Au total, ce projet de traité est :

- anti-économique : il érige au statut de norme absolue des politiques dont nombre de pays européens ont fait l’expérience désastreuse depuis au moins deux décennies ;

- anti-social : il soumet les droits sociaux à un principe supérieur de concurrence ;

- anti-démocratique : il ferme toute possibilité de mener des politiques autres que libérales.
Enfin, ce projet est anti-européen : il déchire les tissus sociaux, jette les peuples les uns contre les autres par toutes les forces de la concurrence, et les conduit à un degré d’exaspération au bout duquel il n’y aura plus que le rejet de l’idée européenne elle même.
Les vrais Européens ne sont pas ceux qu’on croit !

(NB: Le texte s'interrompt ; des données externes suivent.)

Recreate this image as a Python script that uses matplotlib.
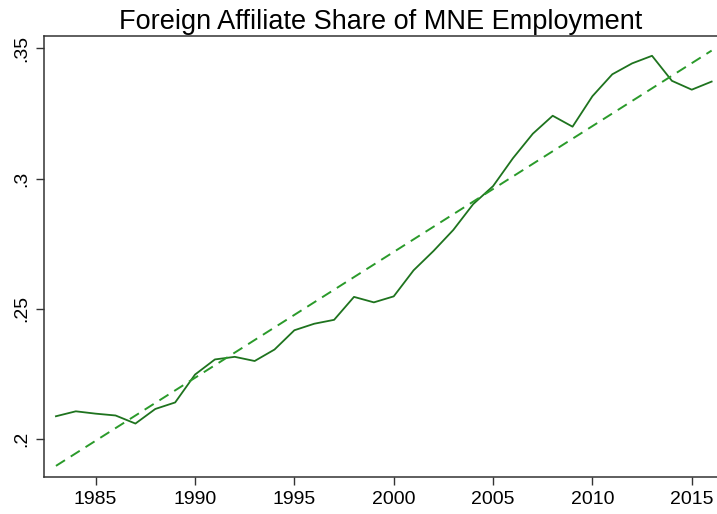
import numpy as np
import matplotlib.pyplot as plt

plt.rcParams['font.family'] = ['Liberation Sans', 'DejaVu Sans']

# Foreign affiliate share of MNE employment, by year
years = np.arange(1983, 2017)
share = [0.2088, 0.2107, 0.2098, 0.2091, 0.2060, 0.2116, 0.2141, 0.2248,
         0.2306, 0.2316, 0.2300, 0.2344, 0.2418, 0.2443, 0.2458, 0.2546,
         0.2525, 0.2548, 0.2648, 0.2722, 0.2803, 0.2902, 0.2971, 0.3078,
         0.3172, 0.3241, 0.3199, 0.3316, 0.3400, 0.3442, 0.3471, 0.3375,
         0.3341, 0.3372]

xticks = [1985, 1990, 1995, 2000, 2005, 2010, 2015]
yticks = [0.2, 0.25, 0.3, 0.35]
ylabels = ['.2', '.25', '.3', '.35']

# linear fit, as in the original (lfit)
b, a = np.polyfit(years, share, 1)
fit = a + b * years

fig = plt.figure(figsize=(7.17, 5.14), dpi=100)
ax = fig.add_axes([0.0614, 0.072, 0.9386, 0.8585])

ax.plot(years, share, color='#1e731e', lw=1.3)
ax.plot(years, fit, color='#2a9a2a', lw=1.4, linestyle=(0, (5.5, 3.5)))

ax.set_xlim(1982.4, 2016.27)
ax.set_ylim(0.1855, 0.3548)
ax.set_xticks(xticks)
ax.set_yticks(yticks)
ax.set_yticklabels(ylabels, rotation=90, va='center')
ax.tick_params(labelsize=14, length=6, width=1, color='#333333', pad=4)

for s in ['left', 'bottom', 'top']:
    ax.spines[s].set_color('#333333')
    ax.spines[s].set_linewidth(1.1)
ax.spines['right'].set_visible(False)

ax.set_title('Foreign Affiliate Share of MNE Employment', fontsize=19.5, pad=5)

plt.savefig('out.png', dpi=100)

Appel à l’initiative de Bruno Amable, Jean Gadrey, Liêm Hoang-Ngoc, Michel Husson, Frédéric Lordon, Jacques Mazier, Stefano Palombarini, Christophe Ramaux, Gilles Raveaud, Aurélien Saïdi, Damien Sauze, Bruno Théret, auteurs de l’ouvrage "Douze économistes contre le projet de Constitution européenne".


Non, mais !

o Corinne Lepage : le “oui” "est plombé par ses avocats"
Corinne Lepage, présidente de Cap 21, a estimé mardi que le “oui” "est plombé par ses avocats", "à commencer par le président et le Premier ministre dont chaque apparition fait baisser le “oui” de un ou deux points".
"Quand l’avocat n’est pas cru, c’est le client qui est cuit", dit Mme Lepage, citant "une mauvaise blague" d’avocats.
"Le fossé est grand entre nos gouvernants et les citoyens, et n’a cessé de s’élargir depuis le séisme politique des dernières élections présidentielles dont je pense qu’aucun parti traditionnel n’a su tirer les leçons", estime encore la présidente du parti écologiste.

o Le "oui" de Jospin "ne se différencie en rien" de celui de la droite
Jean-Pierre Chevènement a affirmé mercredi que le "oui" à la Constitution européenne de Lionel Jospin "ne se différenciait en rien du “oui” de la droite : Ses arguments sont exactement les mêmes. Ils nous proposent la même politique" a-t-il observé.
"Il est quand-même curieux de voir que l’ancien Premier ministre ne semble pas voir qu’il y a un rapport entre les orientations qu’il nous propose de constitutionnaliser et les politiques qu’on fait au quotidien". (...) "la politique de M. Raffarin, elle, traduit le pacte de stabilité budgétaire. Sa politique monétaire, c’est la politique de la Banque centrale. C’est tout cela que Lionel Jospin nous propose de conserver pour ensuite pouvoir le changer", a souligné le président du MRC. Or, "en 2007, nous serons constitutionnalisés, c’est-à-dire que ces contraintes s’appliqueront au gouvernement qui sera mis en place".